Cependant, la Cour mentionne que c’est à bon droit que les ambulanciers se sentent menacés lorsqu’ils voient les policiers s’enfuir après avoir entendu les coups de klaxon, alors que ceux-ci sont pris sous le wagon. Le responsable de la STM (le responsable) sur les lieux de l’accident aurait dû « s’empresser, sans délai, d’aviser les ambulanciers de l’absence de danger et de les rassurer en les informant que le klaxon avait été actionné par accident ».

Ainsi, selon la Cour, la faute de la STM est d’avoir avisé les ambulanciers qu’ils n’avaient jamais été en danger seulement lorsque leur intervention fut terminée. La juge Courchesne écrit à ce sujet que c’était trop peu, trop tard. S’ils avaient été rassurés sans délai quant à leur intégrité physique, la juge est d’avis « que leurs dommages auraient été considérablement moindres sinon inexistants ».

Finalement, s’appuyant sur des rapports d’expertises actuarielle et psychiatrique, la Cour octroie aux demandeurs plus de 870 000 $ à titre de perte de capacité de gains future.

Quoi retenir

Le paiement des sommes auxquelles la STM vient d’être condamnée par la Cour supérieure résulte d’un recours civil intenté par les deux ambulanciers et n’a rien à voir avec celles que ces derniers ont pu recevoir à titre d’indemnité de remplacement de revenu accordée par la CNESST à la suite d’un accident de travail.
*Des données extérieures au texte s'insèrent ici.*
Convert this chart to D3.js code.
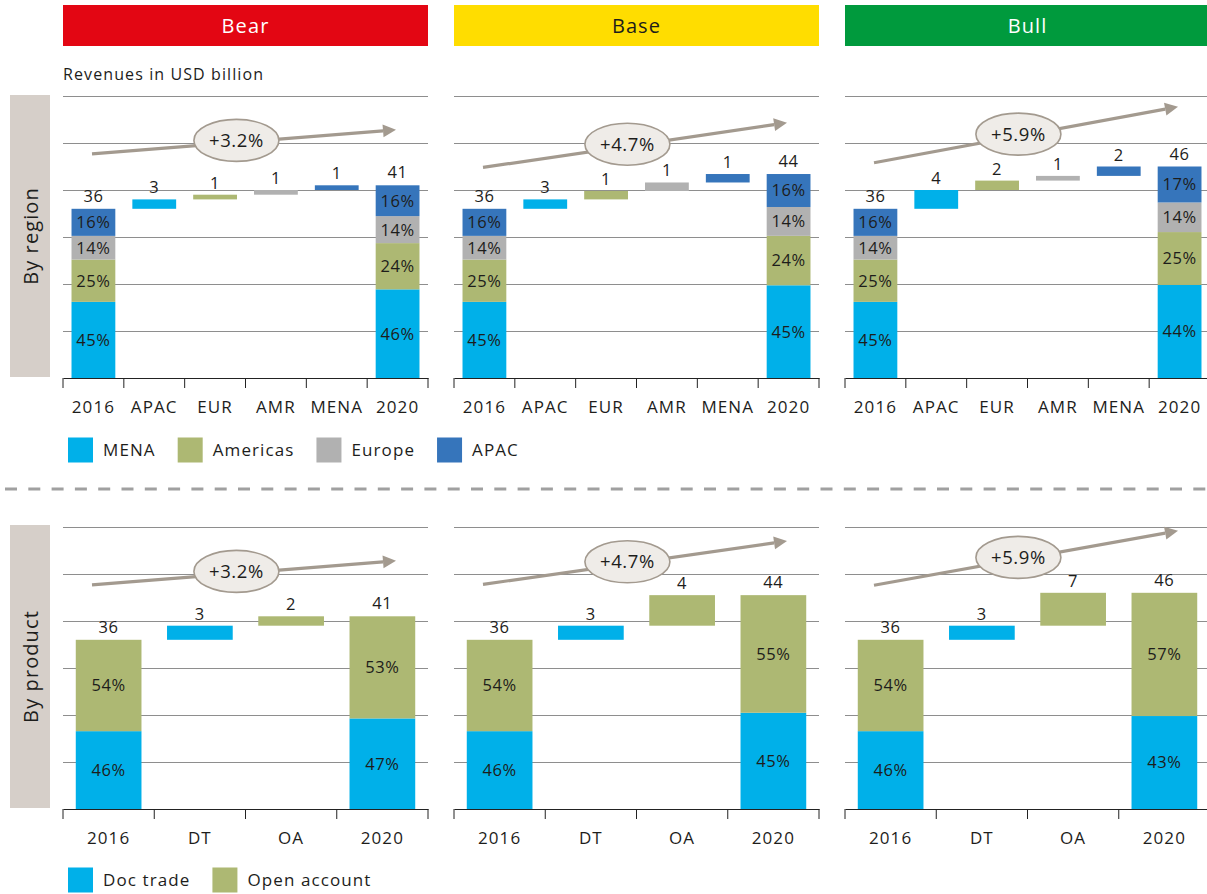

Ces ambulanciers ont en effet bénéficié d’une exception au principe généralement reconnu voulant qu’un salarié ne puisse intenter une poursuite civile lorsqu’il est victime d’un accident du travail1.

Il en résulte que la responsabilité d’une entreprise peut être retenue au civil à la suite d’un accident de travail ayant eu lieu dans ses installations, et ce, même si l’accident implique un intervenant qui n’est pas à son emploi, dès lors que l’entreprise ou ses représentants ont commis une faute – cette responsabilité doit normalement être limitée à l’excédent de la perte subie sur les prestations reçues de la part de la CNESST.

Dans ce cas-ci, il s’agit d’intervenants externes, certes, mais il est possible de penser que les employés d’un sous-traitant, à titre d’exemple, pourraient intenter un recours similaire. Ce faisant, prévoir les coups et s’assurer d’avoir une procédure adéquate pour bien gérer les situations d’urgence peut être une façon intéressante de minimiser les risques.

Mentionnons de plus que la juge ne s’éternise pas sur la question de la perte de capacité de gains future et s’en remet aux expertises déposées par les demandeurs. Vu les sommes en jeu, il y a fort à parier que cette affaire n’en restera pas là, la perspective d’un appel ayant été évoquée publiquement. Il sera intéressant de suivre le débat parce que son issue aura certainement des répercussions sur les entreprises québécoises.

Note

1 Voir article 441 de la Loi sur les accidents du travail et les maladies professionnelles : « un bénéficiaire ne peut intenter une action en responsabilité civile, en raison d’une lésion professionnelle, contre un employeur assujetti à la présente loi, autre que celui du travailleur lésé, que (…) 2° pour recouvrer l’excédent de la perte subie sur la prestation (…) ».